鍋は火を囲みながら食事ができる暖房的存在
水分を多く含むためのどや肌を潤す効果もある
野菜や肉、魚などをまとめて煮込むことで栄養価が高く、消化にも良い
こうした特性により、鍋料理は**“生きる知恵”として発展**してきたのです。
日本人は古くから「共に食べる」ことを重んじてきました。
昔の囲炉裏(いろり)文化では、家族が火を囲んで食事を取った
農村では寄り合い・祭り・年中行事で鍋を囲むのが習わし
仏教文化においても、食事は共食(きょうしょく)=和を重んじる行為
鍋料理は「1つの鍋を皆で分け合う」というスタイルが基本。これは、分かち合い・信頼・一体感の象徴とも言えます。
つまり、鍋料理は単なる料理ではなく、“共にある”という関係性そのものを体現する日本的な食の儀式でもあるのです。

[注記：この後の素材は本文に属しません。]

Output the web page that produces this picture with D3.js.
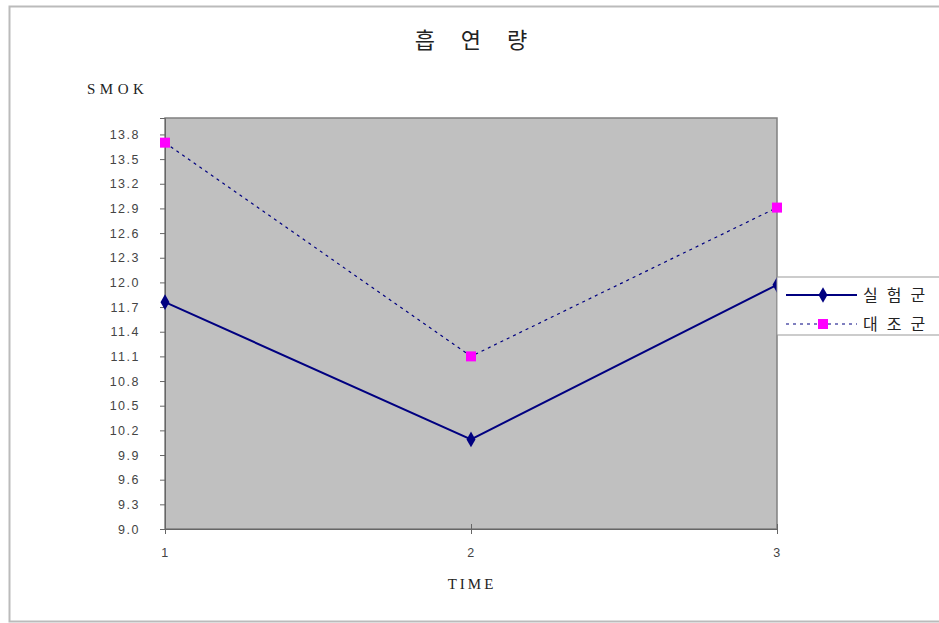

鍋は見た目こそシンプルですが、非常に合理的かつ自由度の高い料理です。
切った材料を煮込むだけで、調理の手間が少ない
冷蔵庫の余り物を活用しやすく、フードロスも削減
出汁やスープ、タレを変えれば、和・洋・中どんな味付けも可能
食べる側が**“好きなタイミングで好きな具を取れる”**インタラクティブな食事
この“自由さ”と“効率性”が、忙しい現代の生活にもフィットし、日本の家庭に根強く支持される理由となっています。
鍋には、個人の記憶と感情に深く根ざした力があります。
冬の団らん、家族でつついた湯気の向こうの景色
恋人と初めての「おうち鍋」
新年会や送別会で皆と囲んだ鍋のにぎわい
こうした思い出が、鍋を単なる料理以上の存在にしています。
鍋は、「あたたかい」「安心する」「懐かしい」──五感と心に訴える食体験であり、日本人の「心のふるさと」のような存在なのです。
鍋には、人と人の心の距離を自然に縮める力があります。
初対面でも、鍋を囲めば言葉が生まれる
取り分け合うことで、無言の気遣いや優しさが伝わる
飲食の“ペースがそろう”ことで、会話のテンポも合う
実際、居酒屋や家庭での鍋パーティーは、**打ち解けるための“儀式”として定着しています。
鍋を囲む行為は、「共に過ごすことの本質」**を象徴しているとも言えるでしょう。
鍋文化は、ただの料理の手法ではなく世代を超えて継承される生活文化でもあります。
母から子へ、祖母から孫へ伝えられる“我が家の味”
地域ごとに異なる鍋(きりたんぽ鍋、ちゃんこ鍋、石狩鍋など)の存在
年末年始・受験・イベントなど節目の料理としての役割
こうした文脈の中で鍋は、“文化の容れ物”としての役割も果たしているのです。
日本人に鍋文化が根強い理由は、それが単なる「食べ物」ではなく、
暮らしを温める暖房であり
関係性を温める対話の装置であり
記憶と文化を温めて引き継ぐ容れ物
だからこそ、鍋は世代を超えて親しまれ、日本人の暮らしに根を張ってきたのです。
「一つの鍋」を囲むという行為には、日本人が大切にしてきた“和・共有・ぬくもり”が詰まっている──
それこそが、鍋文化がこれからも変わらず支持される理由なのです。